(Problem details)
Copy out all the records, word for word.

(Supplied material)
************
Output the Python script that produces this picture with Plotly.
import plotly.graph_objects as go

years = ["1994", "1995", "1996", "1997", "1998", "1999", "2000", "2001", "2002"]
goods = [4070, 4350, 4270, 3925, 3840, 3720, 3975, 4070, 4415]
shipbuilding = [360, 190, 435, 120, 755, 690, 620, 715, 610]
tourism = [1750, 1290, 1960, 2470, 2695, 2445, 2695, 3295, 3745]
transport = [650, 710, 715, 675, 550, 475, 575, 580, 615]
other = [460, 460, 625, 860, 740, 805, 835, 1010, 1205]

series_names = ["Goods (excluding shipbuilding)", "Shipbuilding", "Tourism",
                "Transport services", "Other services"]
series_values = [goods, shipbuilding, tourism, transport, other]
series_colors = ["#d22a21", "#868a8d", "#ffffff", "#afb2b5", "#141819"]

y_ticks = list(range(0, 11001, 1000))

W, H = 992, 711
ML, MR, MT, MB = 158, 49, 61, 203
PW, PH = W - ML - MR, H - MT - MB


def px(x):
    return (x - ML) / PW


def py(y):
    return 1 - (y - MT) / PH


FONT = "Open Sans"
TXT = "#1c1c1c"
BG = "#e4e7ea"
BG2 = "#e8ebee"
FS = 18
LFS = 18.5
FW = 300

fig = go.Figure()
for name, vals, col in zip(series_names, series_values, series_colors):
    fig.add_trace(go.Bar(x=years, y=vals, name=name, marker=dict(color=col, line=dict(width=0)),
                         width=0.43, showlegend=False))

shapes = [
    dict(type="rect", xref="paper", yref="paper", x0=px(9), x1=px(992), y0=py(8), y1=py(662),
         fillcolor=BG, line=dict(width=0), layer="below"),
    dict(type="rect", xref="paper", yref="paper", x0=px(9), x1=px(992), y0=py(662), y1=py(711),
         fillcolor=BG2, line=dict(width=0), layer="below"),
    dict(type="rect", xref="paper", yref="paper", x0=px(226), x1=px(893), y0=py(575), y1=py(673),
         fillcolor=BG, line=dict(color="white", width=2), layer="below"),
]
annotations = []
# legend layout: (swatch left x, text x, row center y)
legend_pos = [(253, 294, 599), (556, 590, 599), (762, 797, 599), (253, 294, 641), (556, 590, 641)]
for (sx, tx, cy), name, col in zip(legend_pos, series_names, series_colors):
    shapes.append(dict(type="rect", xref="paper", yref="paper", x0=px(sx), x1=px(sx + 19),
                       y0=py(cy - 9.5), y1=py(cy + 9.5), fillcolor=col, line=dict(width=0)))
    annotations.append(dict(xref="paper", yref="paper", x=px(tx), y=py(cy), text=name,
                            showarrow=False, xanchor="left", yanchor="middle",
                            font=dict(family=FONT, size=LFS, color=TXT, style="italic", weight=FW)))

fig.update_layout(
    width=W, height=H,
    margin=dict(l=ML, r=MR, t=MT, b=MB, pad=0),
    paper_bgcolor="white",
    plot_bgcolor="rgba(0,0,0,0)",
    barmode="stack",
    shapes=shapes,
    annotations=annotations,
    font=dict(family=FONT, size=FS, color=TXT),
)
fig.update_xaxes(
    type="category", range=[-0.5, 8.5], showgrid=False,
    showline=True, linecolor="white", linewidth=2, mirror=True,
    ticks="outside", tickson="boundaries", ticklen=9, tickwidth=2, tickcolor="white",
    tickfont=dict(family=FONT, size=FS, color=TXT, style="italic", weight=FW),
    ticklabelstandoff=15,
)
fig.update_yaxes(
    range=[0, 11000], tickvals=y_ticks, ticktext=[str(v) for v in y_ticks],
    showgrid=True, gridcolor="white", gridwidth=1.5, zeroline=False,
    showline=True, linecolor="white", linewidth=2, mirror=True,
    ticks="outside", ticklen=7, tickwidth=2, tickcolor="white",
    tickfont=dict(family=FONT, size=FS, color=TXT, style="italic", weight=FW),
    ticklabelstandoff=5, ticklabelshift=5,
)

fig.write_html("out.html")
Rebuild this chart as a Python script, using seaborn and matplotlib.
************
(Exercise output)
Output the Python script that produces this picture with Plotly.
import plotly.graph_objects as go

years = ["1994", "1995", "1996", "1997", "1998", "1999", "2000", "2001", "2002"]
goods = [4070, 4350, 4270, 3925, 3840, 3720, 3975, 4070, 4415]
shipbuilding = [360, 190, 435, 120, 755, 690, 620, 715, 610]
tourism = [1750, 1290, 1960, 2470, 2695, 2445, 2695, 3295, 3745]
transport = [650, 710, 715, 675, 550, 475, 575, 580, 615]
other = [460, 460, 625, 860, 740, 805, 835, 1010, 1205]

series_names = ["Goods (excluding shipbuilding)", "Shipbuilding", "Tourism",
                "Transport services", "Other services"]
series_values = [goods, shipbuilding, tourism, transport, other]
series_colors = ["#d22a21", "#868a8d", "#ffffff", "#afb2b5", "#141819"]

y_ticks = list(range(0, 11001, 1000))

W, H = 992, 711
ML, MR, MT, MB = 158, 49, 61, 203
PW, PH = W - ML - MR, H - MT - MB


def px(x):
    return (x - ML) / PW


def py(y):
    return 1 - (y - MT) / PH


FONT = "Open Sans"
TXT = "#1c1c1c"
BG = "#e4e7ea"
BG2 = "#e8ebee"
FS = 18
LFS = 18.5
FW = 300

fig = go.Figure()
for name, vals, col in zip(series_names, series_values, series_colors):
    fig.add_trace(go.Bar(x=years, y=vals, name=name, marker=dict(color=col, line=dict(width=0)),
                         width=0.43, showlegend=False))

shapes = [
    dict(type="rect", xref="paper", yref="paper", x0=px(9), x1=px(992), y0=py(8), y1=py(662),
         fillcolor=BG, line=dict(width=0), layer="below"),
    dict(type="rect", xref="paper", yref="paper", x0=px(9), x1=px(992), y0=py(662), y1=py(711),
         fillcolor=BG2, line=dict(width=0), layer="below"),
    dict(type="rect", xref="paper", yref="paper", x0=px(226), x1=px(893), y0=py(575), y1=py(673),
         fillcolor=BG, line=dict(color="white", width=2), layer="below"),
]
annotations = []
# legend layout: (swatch left x, text x, row center y)
legend_pos = [(253, 294, 599), (556, 590, 599), (762, 797, 599), (253, 294, 641), (556, 590, 641)]
for (sx, tx, cy), name, col in zip(legend_pos, series_names, series_colors):
    shapes.append(dict(type="rect", xref="paper", yref="paper", x0=px(sx), x1=px(sx + 19),
                       y0=py(cy - 9.5), y1=py(cy + 9.5), fillcolor=col, line=dict(width=0)))
    annotations.append(dict(xref="paper", yref="paper", x=px(tx), y=py(cy), text=name,
                            showarrow=False, xanchor="left", yanchor="middle",
                            font=dict(family=FONT, size=LFS, color=TXT, style="italic", weight=FW)))

fig.update_layout(
    width=W, height=H,
    margin=dict(l=ML, r=MR, t=MT, b=MB, pad=0),
    paper_bgcolor="white",
    plot_bgcolor="rgba(0,0,0,0)",
    barmode="stack",
    shapes=shapes,
    annotations=annotations,
    font=dict(family=FONT, size=FS, color=TXT),
)
fig.update_xaxes(
    type="category", range=[-0.5, 8.5], showgrid=False,
    showline=True, linecolor="white", linewidth=2, mirror=True,
    ticks="outside", tickson="boundaries", ticklen=9, tickwidth=2, tickcolor="white",
    tickfont=dict(family=FONT, size=FS, color=TXT, style="italic", weight=FW),
    ticklabelstandoff=15,
)
fig.update_yaxes(
    range=[0, 11000], tickvals=y_ticks, ticktext=[str(v) for v in y_ticks],
    showgrid=True, gridcolor="white", gridwidth=1.5, zeroline=False,
    showline=True, linecolor="white", linewidth=2, mirror=True,
    ticks="outside", ticklen=7, tickwidth=2, tickcolor="white",
    tickfont=dict(family=FONT, size=FS, color=TXT, style="italic", weight=FW),
    ticklabelstandoff=5, ticklabelshift=5,
)

fig.write_html("out.html")
Rebuild this chart as a Python script, using seaborn and matplotlib.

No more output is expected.